The review will also look at the Murdoch family’s ability to “influence the political agenda” after the deal, and whether the transaction could affect the number of media outlets in Britain, as well as the “range of viewpoints”.
“Once the investigation is complete we will report back to Karen Bradley for her to make a final decision,” said CMA panel chair Anne Lambert.
The scrutiny does, in some ways, seem warranted. After all, the transaction would bring together two of the most powerful broadcasters in the world – which could provide a platform from which to potentially influence public and political opinion.
For 21st Century Fox, the appeal of buying up Sky – the jewel of European broadcasting – is easy to see. Consolidating Sky would provide a lift to earnings and give Fox control of a growing company that is a natural strategic fit with the rest of its portfolio. It would also help to expand Fox’s capabilities in the direct-to-consumer space.
“The strategic rationale for this combination is clear,” Fox declared in a stock exchange statement last December announcing the deal. “It creates a global leader in content creation and distribution, enhances our sports and entertainment scale, and gives us unique and leading direct-to-consumer capabilities and technologies.”
But the decision to hold a full-scale examination into the deal means a looming cost for 21st Century Fox. The bidder must now make a payment to the Sky shareholders if the deal is not completed by the end of this year.
“Fox has to pay a 10p-per-share special dividend to every Sky shareholder if the deal doesn’t complete by the end of this year – which it won’t. That’s £170 million we’re talking about,” Mr DeGroote said. “So the delay is costing them a lot of money.”
One obstacle for 21st Century Fox completing its takeover bid was removed last week, when James Murdoch was re-elected as Sky chairman at the annual general meeting.
Murdoch Jr told the meeting that he expected the regulatory process to conclude by the middle of 2018.
“On both sides, 21st Century Fox and Sky, both are engaged constructively with the regulatory authorities, and I am confident we will get to a conclusion by the middle of next year,” he said.

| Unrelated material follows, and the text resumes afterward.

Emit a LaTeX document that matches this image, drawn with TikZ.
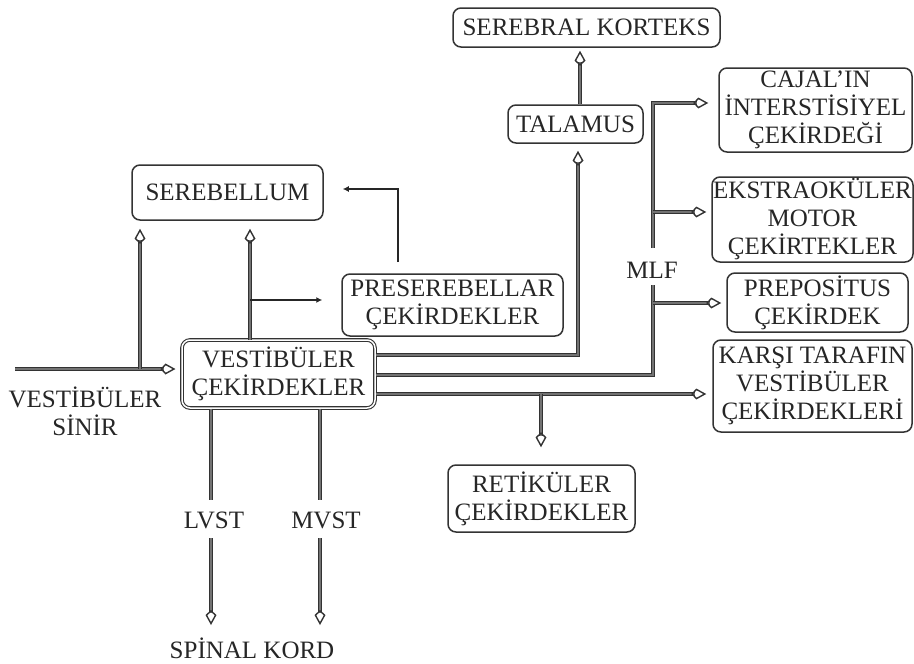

Advocates of the tie-up warned Ms Bradley that any further delay could cast doubt over Britain’s claim to be “open for business” post-Brexit. But the culture secretary has stuck to her guns, insisting that fears over media plurality and broadcasting standards must be assuaged before the buyout is given the green light.
Many in the market are also critical of the government’s cautious handling of the bid, which raised new risks over the transaction.
“Call it a conspiracy theory if you like, but I think the whole deal is entirely tied up with politics,” Mr DeGroote said. “If there was a change of government – from the Conservatives to the Labour party – between now and the end of the review, I think the outcome might be very different.”
Will the deal go through? The jury is still out, but Mr DeGroote believes the odds of it being approved are around 70/30. “It’s not a slam dunk, but it is probable,” he said. “Everywhere else in Europe has signed it off. It would be a bit weird if the UK didn’t follow suit.”
Alice Enders, a media analyst at Enders Analysis, also believes it will be approved, albeit with conditions.
“Opponents say Mr Murdoch already exercises too much control. How can we hand him more?” she said.
“But there is an obvious remedy here. It’s called a buffer between the Murdoch family trust and Sky News … including creating a fully independent editorial board, and strict editorial guidelines. Indeed, that’s what 21st Century Fox offered to Ofcom already.”
As for criticism about the level of government scrutiny over the deal, Ms Enders said: “I think [the scrutiny] is absolutely fair enough, that’s the whole purpose of having a regime.
“What we hope is that we have safeguards in the system, that in the media merger regime work.
“No one is afraid of it. What they’re afraid of is the reverse – that there is no scrutiny, that there are no criteria, and that it becomes a free-for-all, where a deal could be set aside simply because someone decides they don’t like Mr Murdoch. That’s not reason enough to turn down this transaction.”